What is required:
Leaving out every picture, retype the lines below from the top through the one that contains "import * as d3 from 'd3';".

Recorded data:
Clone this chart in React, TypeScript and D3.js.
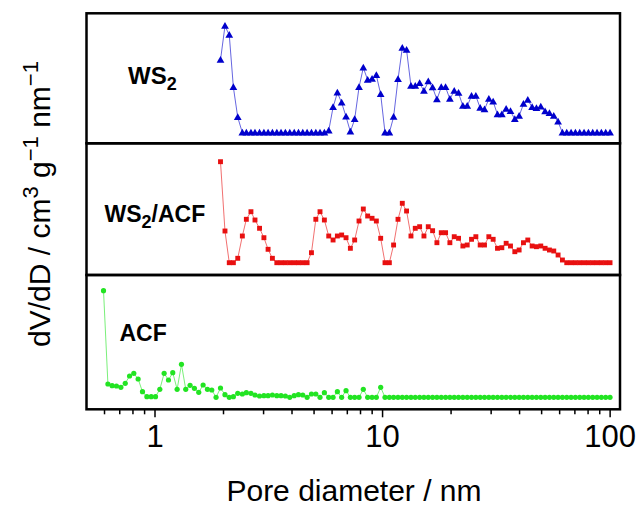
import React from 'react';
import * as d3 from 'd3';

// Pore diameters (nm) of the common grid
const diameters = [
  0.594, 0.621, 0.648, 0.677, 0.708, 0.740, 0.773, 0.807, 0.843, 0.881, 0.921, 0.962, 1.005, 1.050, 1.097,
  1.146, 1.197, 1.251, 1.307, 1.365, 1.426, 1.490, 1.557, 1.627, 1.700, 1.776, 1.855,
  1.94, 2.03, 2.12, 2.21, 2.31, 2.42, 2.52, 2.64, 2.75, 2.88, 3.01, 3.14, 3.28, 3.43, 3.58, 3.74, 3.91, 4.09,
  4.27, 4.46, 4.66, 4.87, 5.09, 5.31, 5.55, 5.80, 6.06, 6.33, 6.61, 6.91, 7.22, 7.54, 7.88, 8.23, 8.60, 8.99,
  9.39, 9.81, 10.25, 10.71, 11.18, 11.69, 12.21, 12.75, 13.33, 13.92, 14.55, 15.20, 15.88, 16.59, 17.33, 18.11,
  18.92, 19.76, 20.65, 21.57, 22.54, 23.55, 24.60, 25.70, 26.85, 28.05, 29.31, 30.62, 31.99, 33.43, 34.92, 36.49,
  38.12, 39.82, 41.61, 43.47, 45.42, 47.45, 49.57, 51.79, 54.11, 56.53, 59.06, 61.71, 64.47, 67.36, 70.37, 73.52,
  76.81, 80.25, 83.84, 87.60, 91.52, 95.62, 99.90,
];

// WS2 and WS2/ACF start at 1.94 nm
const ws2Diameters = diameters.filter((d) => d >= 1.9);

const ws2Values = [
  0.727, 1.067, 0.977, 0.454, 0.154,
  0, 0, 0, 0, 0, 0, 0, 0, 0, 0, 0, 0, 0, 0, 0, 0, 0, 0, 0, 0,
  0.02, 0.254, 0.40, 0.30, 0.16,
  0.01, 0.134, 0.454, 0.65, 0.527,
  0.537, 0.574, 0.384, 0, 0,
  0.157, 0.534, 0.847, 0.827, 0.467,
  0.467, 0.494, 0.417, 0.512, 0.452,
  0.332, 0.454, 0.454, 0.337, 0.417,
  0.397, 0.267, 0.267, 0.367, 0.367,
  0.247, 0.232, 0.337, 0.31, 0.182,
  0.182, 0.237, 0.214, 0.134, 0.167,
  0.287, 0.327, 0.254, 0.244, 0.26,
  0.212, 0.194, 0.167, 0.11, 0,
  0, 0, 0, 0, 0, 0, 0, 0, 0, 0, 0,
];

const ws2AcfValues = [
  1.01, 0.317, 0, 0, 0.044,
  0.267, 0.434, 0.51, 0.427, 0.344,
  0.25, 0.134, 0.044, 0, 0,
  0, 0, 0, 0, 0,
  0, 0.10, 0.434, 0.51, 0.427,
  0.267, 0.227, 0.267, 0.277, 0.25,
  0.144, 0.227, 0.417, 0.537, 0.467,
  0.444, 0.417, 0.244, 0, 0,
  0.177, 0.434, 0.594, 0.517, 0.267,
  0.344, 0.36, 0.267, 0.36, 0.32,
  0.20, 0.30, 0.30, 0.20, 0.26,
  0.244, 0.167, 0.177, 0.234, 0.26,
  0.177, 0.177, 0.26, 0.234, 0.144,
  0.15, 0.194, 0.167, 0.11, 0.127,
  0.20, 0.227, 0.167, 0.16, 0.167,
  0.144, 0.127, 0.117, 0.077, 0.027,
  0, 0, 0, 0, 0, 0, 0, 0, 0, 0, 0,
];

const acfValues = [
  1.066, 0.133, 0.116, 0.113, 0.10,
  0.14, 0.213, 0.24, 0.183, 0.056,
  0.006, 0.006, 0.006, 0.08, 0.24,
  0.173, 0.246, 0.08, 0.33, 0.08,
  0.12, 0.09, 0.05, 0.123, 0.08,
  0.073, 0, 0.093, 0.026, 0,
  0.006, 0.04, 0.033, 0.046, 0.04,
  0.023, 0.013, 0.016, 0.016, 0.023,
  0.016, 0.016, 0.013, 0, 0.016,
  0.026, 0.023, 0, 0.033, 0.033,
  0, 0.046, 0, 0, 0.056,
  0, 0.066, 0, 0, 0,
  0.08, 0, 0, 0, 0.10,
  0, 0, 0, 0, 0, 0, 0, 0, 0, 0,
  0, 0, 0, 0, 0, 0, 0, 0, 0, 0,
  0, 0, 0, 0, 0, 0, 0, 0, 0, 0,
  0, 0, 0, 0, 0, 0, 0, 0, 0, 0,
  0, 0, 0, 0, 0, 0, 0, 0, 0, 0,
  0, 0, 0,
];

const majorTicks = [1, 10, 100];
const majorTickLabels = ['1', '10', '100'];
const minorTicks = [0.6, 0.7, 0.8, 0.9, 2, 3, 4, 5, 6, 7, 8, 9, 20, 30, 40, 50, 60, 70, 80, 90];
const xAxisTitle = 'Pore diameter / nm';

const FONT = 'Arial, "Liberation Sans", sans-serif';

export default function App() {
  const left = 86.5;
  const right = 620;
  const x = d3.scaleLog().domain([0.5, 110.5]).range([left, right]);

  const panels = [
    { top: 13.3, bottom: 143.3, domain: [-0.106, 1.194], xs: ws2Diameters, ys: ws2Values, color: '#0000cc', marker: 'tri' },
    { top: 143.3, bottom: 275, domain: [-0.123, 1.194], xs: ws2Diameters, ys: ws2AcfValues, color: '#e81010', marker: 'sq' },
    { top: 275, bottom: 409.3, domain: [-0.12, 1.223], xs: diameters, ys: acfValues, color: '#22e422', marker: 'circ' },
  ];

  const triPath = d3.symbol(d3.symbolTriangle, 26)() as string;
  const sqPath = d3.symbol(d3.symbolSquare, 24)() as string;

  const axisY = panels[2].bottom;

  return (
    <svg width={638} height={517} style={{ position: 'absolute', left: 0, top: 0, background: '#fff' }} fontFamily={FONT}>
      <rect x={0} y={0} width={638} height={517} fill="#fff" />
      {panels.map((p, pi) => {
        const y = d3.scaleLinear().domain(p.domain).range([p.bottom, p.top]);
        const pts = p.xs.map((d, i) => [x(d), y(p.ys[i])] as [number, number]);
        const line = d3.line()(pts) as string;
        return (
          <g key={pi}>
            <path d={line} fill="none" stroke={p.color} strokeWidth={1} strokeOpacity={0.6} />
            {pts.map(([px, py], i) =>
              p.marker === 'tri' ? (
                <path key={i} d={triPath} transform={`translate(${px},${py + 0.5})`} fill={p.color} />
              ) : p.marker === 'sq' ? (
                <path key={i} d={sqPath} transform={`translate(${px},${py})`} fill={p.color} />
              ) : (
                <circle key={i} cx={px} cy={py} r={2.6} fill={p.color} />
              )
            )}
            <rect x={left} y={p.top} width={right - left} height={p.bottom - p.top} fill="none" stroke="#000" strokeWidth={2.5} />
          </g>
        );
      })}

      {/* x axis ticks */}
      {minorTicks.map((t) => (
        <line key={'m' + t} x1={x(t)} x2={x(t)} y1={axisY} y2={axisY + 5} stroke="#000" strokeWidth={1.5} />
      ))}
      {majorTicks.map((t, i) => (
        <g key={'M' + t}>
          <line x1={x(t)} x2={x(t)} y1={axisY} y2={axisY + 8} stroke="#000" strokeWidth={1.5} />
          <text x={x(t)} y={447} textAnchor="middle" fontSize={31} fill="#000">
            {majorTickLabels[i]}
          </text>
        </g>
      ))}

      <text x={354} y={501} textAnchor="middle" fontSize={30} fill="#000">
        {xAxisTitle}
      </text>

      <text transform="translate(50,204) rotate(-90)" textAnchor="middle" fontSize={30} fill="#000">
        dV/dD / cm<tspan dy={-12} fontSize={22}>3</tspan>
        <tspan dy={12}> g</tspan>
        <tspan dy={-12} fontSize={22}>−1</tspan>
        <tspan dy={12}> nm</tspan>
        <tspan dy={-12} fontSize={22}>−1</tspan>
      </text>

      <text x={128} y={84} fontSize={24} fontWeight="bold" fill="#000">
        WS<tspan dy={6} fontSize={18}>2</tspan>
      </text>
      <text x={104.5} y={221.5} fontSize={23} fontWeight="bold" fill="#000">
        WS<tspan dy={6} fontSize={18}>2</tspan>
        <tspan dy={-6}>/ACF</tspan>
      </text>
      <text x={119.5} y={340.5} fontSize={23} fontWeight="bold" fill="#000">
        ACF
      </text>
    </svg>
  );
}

Written reply:
Clone this chart in React, TypeScript and D3.js.
import React from 'react';
import * as d3 from 'd3';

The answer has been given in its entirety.